▶ **WORK TO COMPLETE**: Pictures do not belong in the copy; restate the records below word for word.
++++++
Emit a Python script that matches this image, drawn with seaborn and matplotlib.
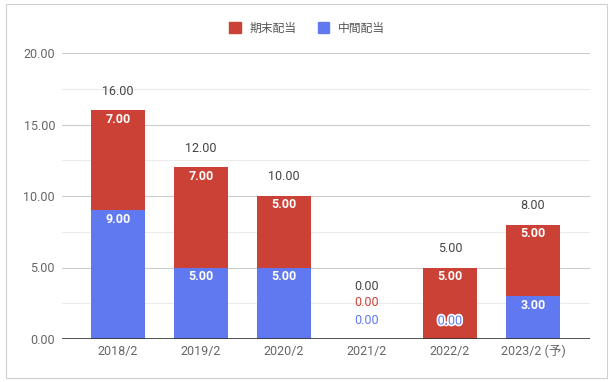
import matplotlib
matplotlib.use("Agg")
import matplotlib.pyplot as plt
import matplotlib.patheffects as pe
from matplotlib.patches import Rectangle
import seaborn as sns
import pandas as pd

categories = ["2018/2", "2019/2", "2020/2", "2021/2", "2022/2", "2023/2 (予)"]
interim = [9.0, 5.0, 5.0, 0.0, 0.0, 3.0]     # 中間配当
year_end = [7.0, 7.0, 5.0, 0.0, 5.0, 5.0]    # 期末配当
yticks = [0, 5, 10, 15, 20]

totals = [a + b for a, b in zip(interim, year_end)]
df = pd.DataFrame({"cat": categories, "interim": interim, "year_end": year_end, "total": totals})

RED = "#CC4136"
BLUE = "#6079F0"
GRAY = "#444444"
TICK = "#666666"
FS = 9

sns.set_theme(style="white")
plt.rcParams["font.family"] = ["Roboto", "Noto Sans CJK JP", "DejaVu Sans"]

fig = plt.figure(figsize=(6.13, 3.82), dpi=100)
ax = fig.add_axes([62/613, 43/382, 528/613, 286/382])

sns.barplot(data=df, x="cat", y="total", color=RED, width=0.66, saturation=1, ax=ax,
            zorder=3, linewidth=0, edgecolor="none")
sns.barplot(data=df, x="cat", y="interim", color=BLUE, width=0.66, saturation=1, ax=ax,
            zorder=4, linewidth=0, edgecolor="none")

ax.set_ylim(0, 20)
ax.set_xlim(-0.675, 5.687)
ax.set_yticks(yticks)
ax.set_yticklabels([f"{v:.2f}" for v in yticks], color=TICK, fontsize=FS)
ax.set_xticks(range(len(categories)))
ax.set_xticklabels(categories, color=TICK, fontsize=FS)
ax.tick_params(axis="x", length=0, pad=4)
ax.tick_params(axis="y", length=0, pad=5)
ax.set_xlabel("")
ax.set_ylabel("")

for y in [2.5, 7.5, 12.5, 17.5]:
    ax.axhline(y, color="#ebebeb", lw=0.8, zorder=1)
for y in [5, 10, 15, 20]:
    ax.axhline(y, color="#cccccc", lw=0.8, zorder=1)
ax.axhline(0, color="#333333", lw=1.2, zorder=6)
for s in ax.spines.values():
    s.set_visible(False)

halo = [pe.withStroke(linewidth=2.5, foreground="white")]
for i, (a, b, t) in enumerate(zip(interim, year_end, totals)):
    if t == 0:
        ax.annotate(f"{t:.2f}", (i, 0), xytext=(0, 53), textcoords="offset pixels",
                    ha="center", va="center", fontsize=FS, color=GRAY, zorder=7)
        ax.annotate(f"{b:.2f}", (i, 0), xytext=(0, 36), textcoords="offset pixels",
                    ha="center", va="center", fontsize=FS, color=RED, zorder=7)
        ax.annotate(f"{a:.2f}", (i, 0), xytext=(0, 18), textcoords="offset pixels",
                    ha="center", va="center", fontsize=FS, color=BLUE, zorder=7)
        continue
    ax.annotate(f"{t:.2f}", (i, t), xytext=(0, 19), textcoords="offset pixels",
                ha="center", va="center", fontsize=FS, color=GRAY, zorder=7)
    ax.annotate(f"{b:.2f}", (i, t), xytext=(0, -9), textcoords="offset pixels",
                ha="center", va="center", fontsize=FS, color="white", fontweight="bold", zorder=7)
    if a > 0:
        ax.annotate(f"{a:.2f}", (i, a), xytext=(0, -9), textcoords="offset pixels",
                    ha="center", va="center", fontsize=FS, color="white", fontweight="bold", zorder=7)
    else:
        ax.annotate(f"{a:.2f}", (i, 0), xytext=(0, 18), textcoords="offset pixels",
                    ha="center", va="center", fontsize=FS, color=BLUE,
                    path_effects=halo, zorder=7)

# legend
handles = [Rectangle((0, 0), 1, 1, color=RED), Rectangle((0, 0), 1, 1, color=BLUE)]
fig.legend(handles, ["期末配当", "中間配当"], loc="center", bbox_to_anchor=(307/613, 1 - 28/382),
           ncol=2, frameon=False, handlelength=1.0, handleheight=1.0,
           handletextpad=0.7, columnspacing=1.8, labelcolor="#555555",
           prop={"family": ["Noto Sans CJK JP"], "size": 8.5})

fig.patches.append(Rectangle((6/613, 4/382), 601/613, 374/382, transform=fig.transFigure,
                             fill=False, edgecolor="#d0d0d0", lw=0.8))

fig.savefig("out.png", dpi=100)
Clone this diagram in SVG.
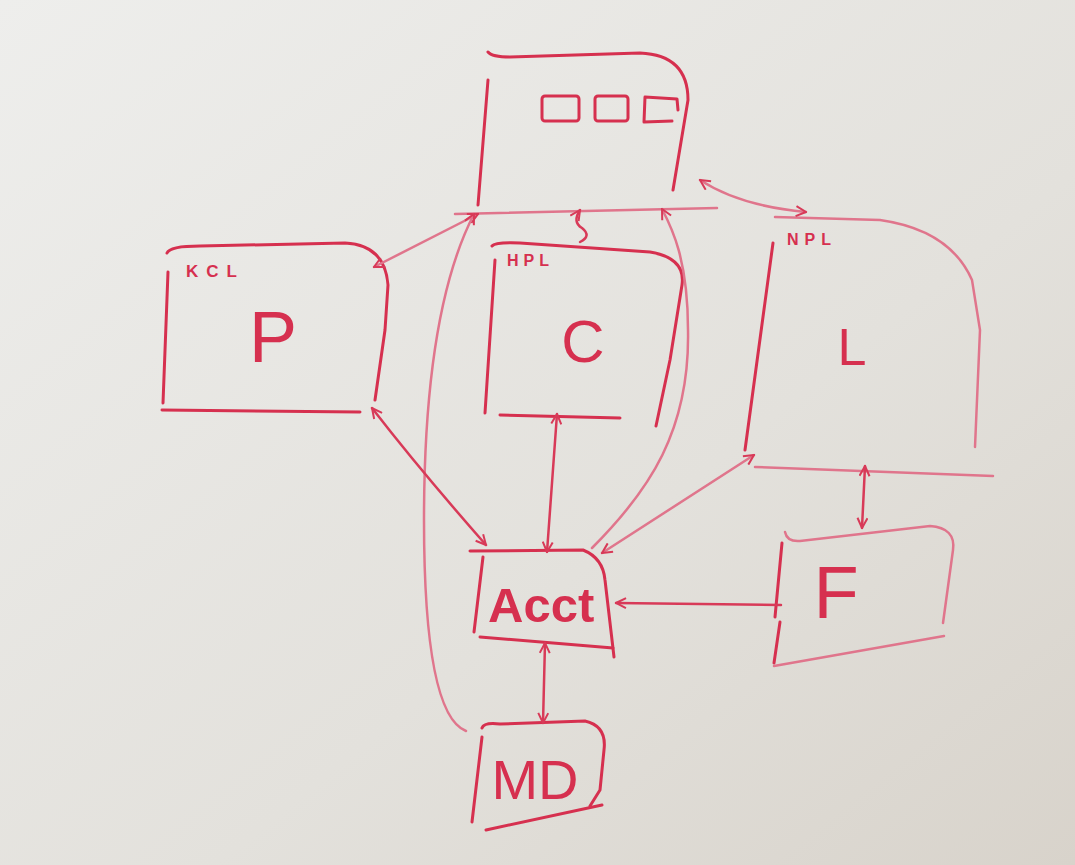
++++++
▶ **SOLUTION FOR THIS PROBLEM**:
Emit a Python script that matches this image, drawn with seaborn and matplotlib.
import matplotlib
matplotlib.use("Agg")
import matplotlib.pyplot as plt
import matplotlib.patheffects as pe
from matplotlib.patches import Rectangle
import seaborn as sns
import pandas as pd

categories = ["2018/2", "2019/2", "2020/2", "2021/2", "2022/2", "2023/2 (予)"]
interim = [9.0, 5.0, 5.0, 0.0, 0.0, 3.0]     # 中間配当
year_end = [7.0, 7.0, 5.0, 0.0, 5.0, 5.0]    # 期末配当
yticks = [0, 5, 10, 15, 20]

totals = [a + b for a, b in zip(interim, year_end)]
df = pd.DataFrame({"cat": categories, "interim": interim, "year_end": year_end, "total": totals})

RED = "#CC4136"
BLUE = "#6079F0"
GRAY = "#444444"
TICK = "#666666"
FS = 9

sns.set_theme(style="white")
plt.rcParams["font.family"] = ["Roboto", "Noto Sans CJK JP", "DejaVu Sans"]

fig = plt.figure(figsize=(6.13, 3.82), dpi=100)
ax = fig.add_axes([62/613, 43/382, 528/613, 286/382])

sns.barplot(data=df, x="cat", y="total", color=RED, width=0.66, saturation=1, ax=ax,
            zorder=3, linewidth=0, edgecolor="none")
sns.barplot(data=df, x="cat", y="interim", color=BLUE, width=0.66, saturation=1, ax=ax,
            zorder=4, linewidth=0, edgecolor="none")

ax.set_ylim(0, 20)
ax.set_xlim(-0.675, 5.687)
ax.set_yticks(yticks)
ax.set_yticklabels([f"{v:.2f}" for v in yticks], color=TICK, fontsize=FS)
ax.set_xticks(range(len(categories)))
ax.set_xticklabels(categories, color=TICK, fontsize=FS)
ax.tick_params(axis="x", length=0, pad=4)
ax.tick_params(axis="y", length=0, pad=5)
ax.set_xlabel("")
ax.set_ylabel("")

for y in [2.5, 7.5, 12.5, 17.5]:
    ax.axhline(y, color="#ebebeb", lw=0.8, zorder=1)
for y in [5, 10, 15, 20]:
    ax.axhline(y, color="#cccccc", lw=0.8, zorder=1)
ax.axhline(0, color="#333333", lw=1.2, zorder=6)
for s in ax.spines.values():
    s.set_visible(False)

halo = [pe.withStroke(linewidth=2.5, foreground="white")]
for i, (a, b, t) in enumerate(zip(interim, year_end, totals)):
    if t == 0:
        ax.annotate(f"{t:.2f}", (i, 0), xytext=(0, 53), textcoords="offset pixels",
                    ha="center", va="center", fontsize=FS, color=GRAY, zorder=7)
        ax.annotate(f"{b:.2f}", (i, 0), xytext=(0, 36), textcoords="offset pixels",
                    ha="center", va="center", fontsize=FS, color=RED, zorder=7)
        ax.annotate(f"{a:.2f}", (i, 0), xytext=(0, 18), textcoords="offset pixels",
                    ha="center", va="center", fontsize=FS, color=BLUE, zorder=7)
        continue
    ax.annotate(f"{t:.2f}", (i, t), xytext=(0, 19), textcoords="offset pixels",
                ha="center", va="center", fontsize=FS, color=GRAY, zorder=7)
    ax.annotate(f"{b:.2f}", (i, t), xytext=(0, -9), textcoords="offset pixels",
                ha="center", va="center", fontsize=FS, color="white", fontweight="bold", zorder=7)
    if a > 0:
        ax.annotate(f"{a:.2f}", (i, a), xytext=(0, -9), textcoords="offset pixels",
                    ha="center", va="center", fontsize=FS, color="white", fontweight="bold", zorder=7)
    else:
        ax.annotate(f"{a:.2f}", (i, 0), xytext=(0, 18), textcoords="offset pixels",
                    ha="center", va="center", fontsize=FS, color=BLUE,
                    path_effects=halo, zorder=7)

# legend
handles = [Rectangle((0, 0), 1, 1, color=RED), Rectangle((0, 0), 1, 1, color=BLUE)]
fig.legend(handles, ["期末配当", "中間配当"], loc="center", bbox_to_anchor=(307/613, 1 - 28/382),
           ncol=2, frameon=False, handlelength=1.0, handleheight=1.0,
           handletextpad=0.7, columnspacing=1.8, labelcolor="#555555",
           prop={"family": ["Noto Sans CJK JP"], "size": 8.5})

fig.patches.append(Rectangle((6/613, 4/382), 601/613, 374/382, transform=fig.transFigure,
                             fill=False, edgecolor="#d0d0d0", lw=0.8))

fig.savefig("out.png", dpi=100)
Clone this diagram in SVG.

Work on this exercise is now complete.